Correll and colleagues compiled data from 29 meta-analyses covering 381 individual trials. They found that while the meta-analyses were well done, the quality of the data in the original studies was lacking.

Focusing on Negative Symptoms

However, since the negative symptoms of the illness such as apathy, withdrawal, and blunted emotional response are the hardest to treat, any amount of improvement in this area could be particularly helpful. Large to moderate effect sizes were reported for the effectiveness of the following medications in reducing negative symptoms (in decreasing order): serotonin and norepinephrine reuptake inhibitor (SNRI) antidepressants, serotonin type 3 receptor active drugs (such as ondansetron), lamotrigine, acetylcholine esterase inhibitors, testosterone, the antibiotic minocycline, the anticonvulsant topiramate, antipsychotics, estrogen active compounds, any antidepressant, and modafinil.

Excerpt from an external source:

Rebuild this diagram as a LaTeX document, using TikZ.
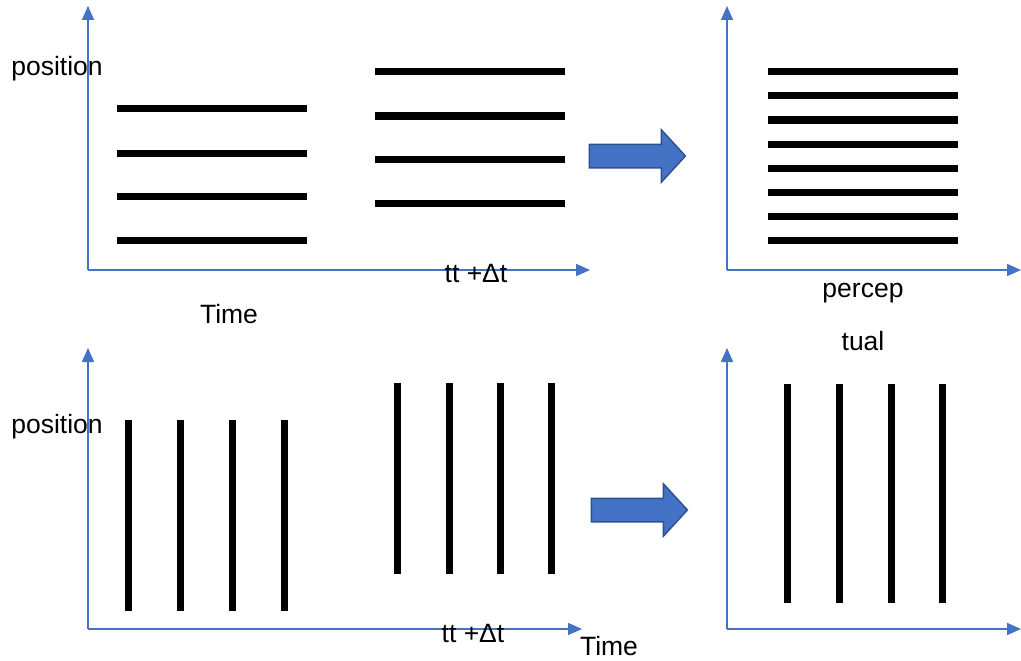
\documentclass[tikz,border=0pt]{standalone}
\usepackage{fontspec}
\setmainfont{Liberation Sans}
\usetikzlibrary{arrows.meta, shapes.arrows}
\definecolor{axisblue}{HTML}{4472C4}
\definecolor{arrowedge}{HTML}{2F528F}

\begin{document}
\begin{tikzpicture}[x=1pt,y=-1pt,font=\fontsize{26.5}{30}\selectfont,
  axis/.style={axisblue,line width=1.5pt,-{Triangle[length=14pt,width=12pt]}},
  stripe/.style={line width=7pt},
  bigarrow/.style={single arrow,draw=arrowedge,fill=axisblue,line width=1.5pt,
    inner sep=11pt,minimum height=96pt,single arrow head extend=14.5pt,
    single arrow tip angle=95}]

\path[use as bounding box] (0,0) rectangle (1021,661);

% --- Assi (origini e punte)
\coordinate (oA) at (88,270);  \coordinate (yA) at (88,6);   \coordinate (xA) at (590,270);
\coordinate (oB) at (727,270); \coordinate (yB) at (727,6);  \coordinate (xB) at (1021,270);
\coordinate (oC) at (88,629);  \coordinate (yC) at (88,348); \coordinate (xC) at (582,629);
\coordinate (oD) at (727,629); \coordinate (yD) at (727,348);\coordinate (xD) at (1021,629);

\foreach \p in {A,B,C,D}{
  \draw[axis] (o\p) -- (y\p);
  \draw[axis] (o\p) -- (x\p);
}

% --- Righe orizzontali
\foreach \y in {109,153,196,240}
  \draw[stripe] (117,\y) -- (307,\y);
\foreach \y in {72,116,159,203}
  \draw[stripe] (375,\y) -- (565,\y);
\foreach \y in {72,96,...,240}
  \draw[stripe] (768,\y) -- (958,\y);

% --- Righe verticali
\foreach \x in {128,180,232,284}
  \draw[stripe] (\x,420) -- (\x,611);
\foreach \x in {397,449,500,551}
  \draw[stripe] (\x,383) -- (\x,574);
\foreach \x in {787,839,891,942}
  \draw[stripe] (\x,384) -- (\x,603);

% --- Frecce grandi
\node[bigarrow] (arrTop) at (632,156) {};
\node[bigarrow] (arrBot) at (634,510) {};

% --- Etichette
\node (posTop) at (57,69) {position};
\node (posBot) at (57,427) {position};
\node (timeTop) at (229,314) {Time};
\node (timeBot) at (609,646) {Time};
\node (dtTop) at (476,273) {tt +Δt};
\node (dtBot) at (473,633) {tt +Δt};
\node (percA) at (863,293) {percep};
\node (percB) at (863,341) {tual};

\end{tikzpicture}
\end{document}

The review did not include the positive findings on the antioxidant n-acetylcysteine (NAC). Researcher Michael Berk and colleagues reported in the journal Biological Psychiatry in 2008 that patients who received NAC in addition to maintenance treatment for schizophrenia saw more improvement in 24 weeks than those who received a placebo in addition to their normal treatment.

Clozapine, the most effective antipsychotic drug for patients with treatment-resistant schizophrenia, was not successfully augmented by any of the strategies in this review article. However, a few studies have found that adding the antipsychotic aripiprazole to clozapine treatment helps improve symptoms of schizophrenia and allows for a reduction in clozapine dosage, which improves tolerability. Studies have also shown that electroconvulsive therapy (ECT) can augment clozapine in people with treatment-resistant schizophrenia.

Editor’s Note: Given the serious impairment faced by people with schizophrenia, which is often driven by negative symptoms, some of these augmentation strategies deserve careful trials in individual patients. This is especially true of approaches that also work on positive symptoms (such as lamotrigine) or ones that pose little risk of side effects, such as NAC and minocycline.